EXERCISE DIRECTIONS:
An exact copy of all the data is required, with pictures left out.

GIVEN INFORMATION:
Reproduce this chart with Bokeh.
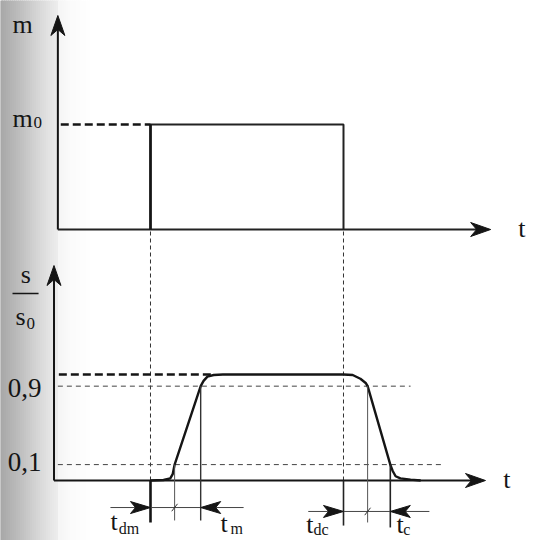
import numpy as np
from bokeh.plotting import figure
from bokeh.models import Range1d
from bokeh.core.properties import value
from bokeh.embed import file_html
from bokeh.resources import INLINE

# ---------------- data (time in arbitrary units) ----------------
t_on = 20.0          # command switched on
t_off = 60.0         # command switched off
m_pulse_t = [20.0, 20.0, 60.0, 60.0]
m_pulse_v = [0.0, 1.0, 1.0, 0.0]

# normalised response s/s0
s_t = [20.0, 22.7, 24.1, 24.6, 25.0, 30.4, 31.0, 31.8, 33.1, 35.0,
       60.0, 61.9, 63.5, 64.6, 65.0, 69.7, 70.2, 70.8, 71.8, 73.9, 76.0]
s_v = [0.0, 0.005, 0.02, 0.06, 0.15, 0.89, 0.94, 0.98, 0.995, 1.0,
       1.0, 0.995, 0.96, 0.92, 0.89, 0.15, 0.09, 0.04, 0.02, 0.008, 0.0]

level_lo, level_hi = 0.15, 0.89
level_labels = ["0,1", "0,9"]
t_rise10, t_rise90 = 25.0, 30.4
t_fall90, t_fall10 = 65.0, 69.7

# ---------------- ranges ----------------
W, H = 536, 540
X_START, X_END = -11.088, 100.0
S_START, S_END = -0.5660, 4.5283
M_START, M_END = -2.9619, 2.1810
SX = W / (X_END - X_START)
SY_S = H / (S_END - S_START)
SY_M = H / (M_END - M_START)

FONT = value("Liberation Serif")
INK = "#151515"

p = figure(width=W, height=H, x_range=Range1d(X_START, X_END),
           y_range=Range1d(S_START, S_END), output_backend="svg",
           toolbar_location=None, min_border=0,
           x_axis_type=None, y_axis_type=None)
p.extra_y_ranges = {"m": Range1d(M_START, M_END)}
p.outline_line_color = None
p.background_fill_color = "white"
p.border_fill_color = "white"

# ---------------- left grey shading (scan artefact) ----------------
def px_to_t(px):
    return X_START + px / SX

gx = np.arange(0, 92, 2)
gval = np.interp(gx, [0, 20, 35, 50, 56, 58, 70, 90], [168, 192, 212, 230, 236, 246, 251, 255])
cols = ["#%02x%02x%02x" % (int(g), int(g), int(g)) for g in gval]
p.quad(left=[px_to_t(a) for a in gx], right=[px_to_t(a + 2) for a in gx],
       bottom=S_START, top=S_END, fill_color=cols, line_color=cols, line_width=1)


def head(tx, ty, ux, uy, sy, rng="default", L=20, Wd=7, N=6, color=INK):
    bx, by = -ux, -uy
    qx, qy = -uy, ux
    pts = [(0, 0), (bx * L + qx * Wd, by * L + qy * Wd),
           (bx * (L - N), by * (L - N)), (bx * L - qx * Wd, by * L - qy * Wd)]
    xs = [tx + a / SX for a, b in pts]
    ys = [ty + b / sy for a, b in pts]
    p.patch(xs, ys, fill_color=color, line_color=color, line_width=1, y_range_name=rng)


# ---------------- top panel: command m ----------------
top_axis_t = 0.8
top_arrow_t = 90.5
top_arrow_m = 2.038
p.line([top_axis_t, top_axis_t], [0, top_arrow_m - 0.12], line_width=2, color=INK, y_range_name="m")
head(top_axis_t, top_arrow_m, 0, 1, SY_M, "m", L=20, Wd=7, N=6)
p.line([top_axis_t, top_arrow_t - 2], [0, 0], line_width=2, color="#222222", y_range_name="m")
head(top_arrow_t, 0, 1, 0, SY_M, "m", L=20, Wd=7, N=6)
p.line(m_pulse_t, m_pulse_v, line_width=2, color="#222222", y_range_name="m")
p.line([t_on, t_on], [0, 1], line_width=2.6, color=INK, y_range_name="m")
p.line([1.4, t_on], [1, 1], line_width=2.6, color=INK, line_dash="8 4", y_range_name="m")

# dashed connectors between panels
s_top0 = S_START + (0 - M_START) / (M_END - M_START) * (S_END - S_START)
for tt in (t_on, t_off):
    p.line([tt, tt], [0, s_top0], line_width=1, color="#333333", line_dash="4 3")

# ---------------- bottom panel: response s/s0 ----------------
bot_axis_t = 0.0
bot_arrow_t = 89.43
bot_arrow_s = 2.028
p.line([bot_axis_t, bot_axis_t], [0, bot_arrow_s - 0.12], line_width=2, color=INK)
head(bot_axis_t, bot_arrow_s, 0, 1, SY_S, L=20, Wd=7, N=6)
p.line([bot_axis_t, bot_arrow_t - 2], [0, 0], line_width=2.2, color=INK)
head(bot_arrow_t, 0, 1, 0, SY_S, L=20, Wd=7, N=6)

# reference levels
p.line([1.0, 33.0], [1.0, 1.0], line_width=2.4, color=INK, line_dash="8 4")
p.line([0.8, 73.9], [level_hi, level_hi], line_width=1, color="#444444", line_dash="5 4")
p.line([0.8, 80.5], [level_lo, level_lo], line_width=1, color="#444444", line_dash="5 4")

# response curve
p.line(s_t, s_v, line_width=2.4, color=INK)

# vertical marker lines
p.line([t_on, t_on], [0, -0.396], line_width=2.6, color=INK)
p.line([t_rise10, t_rise10], [level_lo, -0.377], line_width=1, color="#555555")
p.line([t_rise90, t_rise90], [level_hi, -0.377], line_width=1.4, color="#333333")
p.line([t_off, t_off], [0, -0.425], line_width=1.6, color="#222222")
p.line([t_fall90, t_fall90], [level_hi, -0.396], line_width=1, color="#555555")
p.line([t_fall10, t_fall10], [level_lo, -0.443], line_width=1.6, color="#222222")

# measurement lines with arrows
yl, yr = -0.255, -0.292
p.line([11.7, 39.3], [yl, yl], line_width=1, color="#444444")
head(t_on, yl, 1, 0, SY_S, L=20, Wd=6, N=5)
head(t_rise90, yl, -1, 0, SY_S, L=20, Wd=6, N=5)
p.line([52.7, 77.8], [yr, yr], line_width=1, color="#444444")
head(t_off, yr, 1, 0, SY_S, L=20, Wd=6, N=5)
head(t_fall10, yr, -1, 0, SY_S, L=20, Wd=6, N=5)
for tt, yy in ((t_rise10, yl), (t_fall90, yr)):
    p.line([tt - 0.6, tt + 0.6], [yy - 0.035, yy + 0.035], line_width=1, color="#333333")

# fraction bar s / s0
p.line([-8.6, -3.2], [1.764, 1.764], line_width=1.5, color=INK)

# ---------------- texts ----------------
def txt(xs, ys, texts, size, rng="default"):
    p.text(x=xs, y=ys, text=texts, text_font=FONT, text_font_size=size,
           text_baseline="alphabetic", text_align="left", text_color=INK,
           y_offset=-9, y_range_name=rng)

txt([-8.6, -8.6, 96.2], [1.867, 0.971, -0.076], ["m", "m", "t"], "26px", "m")
txt([-4.25], [0.933], ["0"], "17px", "m")

txt([-6.9, -8.0, 93.1], [1.858, 1.462, -0.075], ["s", "s", "t"], "26px")
txt([-5.7], [1.396], ["0"], "17px")
txt([-9.6, -9.6], [0.094, 0.792], level_labels, "27px")

txt([11.7, 34.5, 52.3, 71.0], [-0.472, -0.491, -0.500, -0.500], ["t", "t", "t", "t"], "26px")
txt([13.4, 36.6, 53.8, 72.4], [-0.538, -0.538, -0.547, -0.547], ["dm", "m", "dc", "c"], "16px")

open("out.html", "w").write(file_html(p, INLINE))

ANSWER FOR THE TASK:
Reproduce this chart with Bokeh.
import numpy as np
from bokeh.plotting import figure
from bokeh.models import Range1d
from bokeh.core.properties import value
from bokeh.embed import file_html
from bokeh.resources import INLINE

# ---------------- data (time in arbitrary units) ----------------
t_on = 20.0          # command switched on
t_off = 60.0         # command switched off
m_pulse_t = [20.0, 20.0, 60.0, 60.0]
m_pulse_v = [0.0, 1.0, 1.0, 0.0]

# normalised response s/s0
s_t = [20.0, 22.7, 24.1, 24.6, 25.0, 30.4, 31.0, 31.8, 33.1, 35.0,
       60.0, 61.9, 63.5, 64.6, 65.0, 69.7, 70.2, 70.8, 71.8, 73.9, 76.0]
s_v = [0.0, 0.005, 0.02, 0.06, 0.15, 0.89, 0.94, 0.98, 0.995, 1.0,
       1.0, 0.995, 0.96, 0.92, 0.89, 0.15, 0.09, 0.04, 0.02, 0.008, 0.0]

level_lo, level_hi = 0.15, 0.89
level_labels = ["0,1", "0,9"]
t_rise10, t_rise90 = 25.0, 30.4
t_fall90, t_fall10 = 65.0, 69.7

# ---------------- ranges ----------------
W, H = 536, 540
X_START, X_END = -11.088, 100.0
S_START, S_END = -0.5660, 4.5283
M_START, M_END = -2.9619, 2.1810
SX = W / (X_END - X_START)
SY_S = H / (S_END - S_START)
SY_M = H / (M_END - M_START)

FONT = value("Liberation Serif")
INK = "#151515"

p = figure(width=W, height=H, x_range=Range1d(X_START, X_END),
           y_range=Range1d(S_START, S_END), output_backend="svg",
           toolbar_location=None, min_border=0,
           x_axis_type=None, y_axis_type=None)
p.extra_y_ranges = {"m": Range1d(M_START, M_END)}
p.outline_line_color = None
p.background_fill_color = "white"
p.border_fill_color = "white"

# ---------------- left grey shading (scan artefact) ----------------
def px_to_t(px):
    return X_START + px / SX

gx = np.arange(0, 92, 2)
gval = np.interp(gx, [0, 20, 35, 50, 56, 58, 70, 90], [168, 192, 212, 230, 236, 246, 251, 255])
cols = ["#%02x%02x%02x" % (int(g), int(g), int(g)) for g in gval]
p.quad(left=[px_to_t(a) for a in gx], right=[px_to_t(a + 2) for a in gx],
       bottom=S_START, top=S_END, fill_color=cols, line_color=cols, line_width=1)


def head(tx, ty, ux, uy, sy, rng="default", L=20, Wd=7, N=6, color=INK):
    bx, by = -ux, -uy
    qx, qy = -uy, ux
    pts = [(0, 0), (bx * L + qx * Wd, by * L + qy * Wd),
           (bx * (L - N), by * (L - N)), (bx * L - qx * Wd, by * L - qy * Wd)]
    xs = [tx + a / SX for a, b in pts]
    ys = [ty + b / sy for a, b in pts]
    p.patch(xs, ys, fill_color=color, line_color=color, line_width=1, y_range_name=rng)


# ---------------- top panel: command m ----------------
top_axis_t = 0.8
top_arrow_t = 90.5
top_arrow_m = 2.038
p.line([top_axis_t, top_axis_t], [0, top_arrow_m - 0.12], line_width=2, color=INK, y_range_name="m")
head(top_axis_t, top_arrow_m, 0, 1, SY_M, "m", L=20, Wd=7, N=6)
p.line([top_axis_t, top_arrow_t - 2], [0, 0], line_width=2, color="#222222", y_range_name="m")
head(top_arrow_t, 0, 1, 0, SY_M, "m", L=20, Wd=7, N=6)
p.line(m_pulse_t, m_pulse_v, line_width=2, color="#222222", y_range_name="m")
p.line([t_on, t_on], [0, 1], line_width=2.6, color=INK, y_range_name="m")
p.line([1.4, t_on], [1, 1], line_width=2.6, color=INK, line_dash="8 4", y_range_name="m")

# dashed connectors between panels
s_top0 = S_START + (0 - M_START) / (M_END - M_START) * (S_END - S_START)
for tt in (t_on, t_off):
    p.line([tt, tt], [0, s_top0], line_width=1, color="#333333", line_dash="4 3")

# ---------------- bottom panel: response s/s0 ----------------
bot_axis_t = 0.0
bot_arrow_t = 89.43
bot_arrow_s = 2.028
p.line([bot_axis_t, bot_axis_t], [0, bot_arrow_s - 0.12], line_width=2, color=INK)
head(bot_axis_t, bot_arrow_s, 0, 1, SY_S, L=20, Wd=7, N=6)
p.line([bot_axis_t, bot_arrow_t - 2], [0, 0], line_width=2.2, color=INK)
head(bot_arrow_t, 0, 1, 0, SY_S, L=20, Wd=7, N=6)

# reference levels
p.line([1.0, 33.0], [1.0, 1.0], line_width=2.4, color=INK, line_dash="8 4")
p.line([0.8, 73.9], [level_hi, level_hi], line_width=1, color="#444444", line_dash="5 4")
p.line([0.8, 80.5], [level_lo, level_lo], line_width=1, color="#444444", line_dash="5 4")

# response curve
p.line(s_t, s_v, line_width=2.4, color=INK)

# vertical marker lines
p.line([t_on, t_on], [0, -0.396], line_width=2.6, color=INK)
p.line([t_rise10, t_rise10], [level_lo, -0.377], line_width=1, color="#555555")
p.line([t_rise90, t_rise90], [level_hi, -0.377], line_width=1.4, color="#333333")
p.line([t_off, t_off], [0, -0.425], line_width=1.6, color="#222222")
p.line([t_fall90, t_fall90], [level_hi, -0.396], line_width=1, color="#555555")
p.line([t_fall10, t_fall10], [level_lo, -0.443], line_width=1.6, color="#222222")

# measurement lines with arrows
yl, yr = -0.255, -0.292
p.line([11.7, 39.3], [yl, yl], line_width=1, color="#444444")
head(t_on, yl, 1, 0, SY_S, L=20, Wd=6, N=5)
head(t_rise90, yl, -1, 0, SY_S, L=20, Wd=6, N=5)
p.line([52.7, 77.8], [yr, yr], line_width=1, color="#444444")
head(t_off, yr, 1, 0, SY_S, L=20, Wd=6, N=5)
head(t_fall10, yr, -1, 0, SY_S, L=20, Wd=6, N=5)
for tt, yy in ((t_rise10, yl), (t_fall90, yr)):
    p.line([tt - 0.6, tt + 0.6], [yy - 0.035, yy + 0.035], line_width=1, color="#333333")

# fraction bar s / s0
p.line([-8.6, -3.2], [1.764, 1.764], line_width=1.5, color=INK)

# ---------------- texts ----------------
def txt(xs, ys, texts, size, rng="default"):
    p.text(x=xs, y=ys, text=texts, text_font=FONT, text_font_size=size,
           text_baseline="alphabetic", text_align="left", text_color=INK,
           y_offset=-9, y_range_name=rng)

txt([-8.6, -8.6, 96.2], [1.867, 0.971, -0.076], ["m", "m", "t"], "26px", "m")
txt([-4.25], [0.933], ["0"], "17px", "m")

txt([-6.9, -8.0, 93.1], [1.858, 1.462, -0.075], ["s", "s", "t"], "26px")
txt([-5.7], [1.396], ["0"], "17px")
txt([-9.6, -9.6], [0.094, 0.792], level_labels, "27px")

txt([11.7, 34.5, 52.3, 71.0], [-0.472, -0.491, -0.500, -0.500], ["t", "t", "t", "t"], "26px")
txt([13.4, 36.6, 53.8, 72.4], [-0.538, -0.538, -0.547, -0.547], ["dm", "m", "dc", "c"], "16px")

open("out.html", "w").write(file_html(p, INLINE))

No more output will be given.